There is a commercial for some credit report company in which the character, who is wearing a pirate costume, is singing how he would not be working at the awful touristy restaurant serving ice tea if he only had a company to warn him that his identity was being stolen.
I am confused. How did the ID theft cause him to be underemployed? Did he lose his real job because of ID theft? Is this a second job that he needs because he can’t use his credit cards anymore while his claim is being investigated? I do like the song.
It’s one of the mysteries of life. I know at least 6 people who have had their identity stolen and 5 of them are now working in pirate themed occupations.
If it would allow me to play guitar and carry a tune as well as that guy, I might consider the hassle of ID theft worth it. (not saying he’s all that good, but there is good reason few people have ever heard me sing)

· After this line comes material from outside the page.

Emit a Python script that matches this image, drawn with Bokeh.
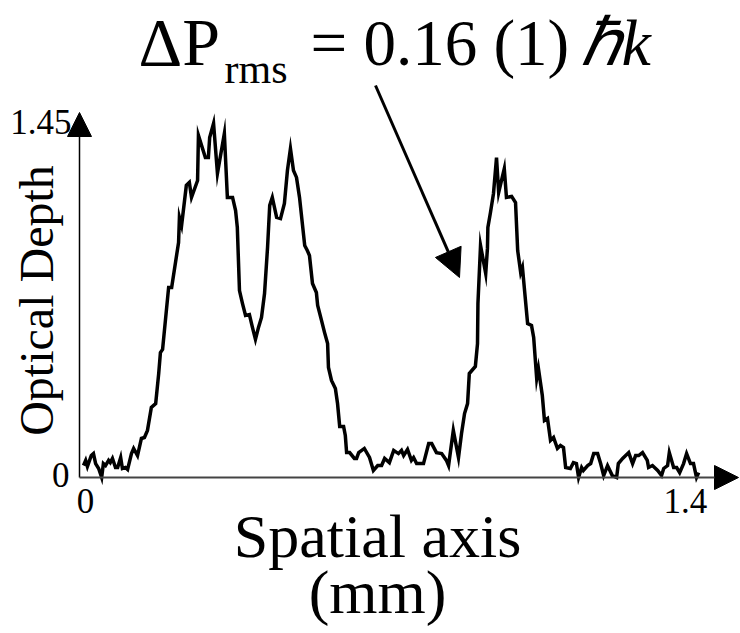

Just a WAG, but many potential employers now check your credit history before offering you a job. Maybe the waitron/pirate job was all he could get with his wrecked credit?
Obviously the identity pirates captured him and are forcing him to work in their restaurant, memorizing customers’ credit card numbers with the help of catchy guitar jingles.
Edited to add: " . . . nine two two five, three five eight three, a pirate’s life for me . . ."
No, you both sign up for the service and, when you discover that the woman you love and want to spend the rest of your life with has shitty credit, you dump her broke ass.
Yeah, the explanation of that one is that if he’d checked his girlfriend’s credit history and found out about those defaulted credit cards, he never would have married that no-credit skank. And would be a happy bachelor with a house instead of living with said no-creadit skank in his parent’s basement.
My first thought was that if he had known her credit rating, they could have avoided putting her name on the mortgage application, but there wouldn’t be anything stopping him from filling out another one in his name only.
Also, on second listen, the last line is “I’d be a happy bachelor with a dog and a yard”, so, yeah…it’s saying you shouldn’t marry people with bad credit, and also implying that you can run credit checks on potential fiancees just for shits and giggles. Brilliant all around, really.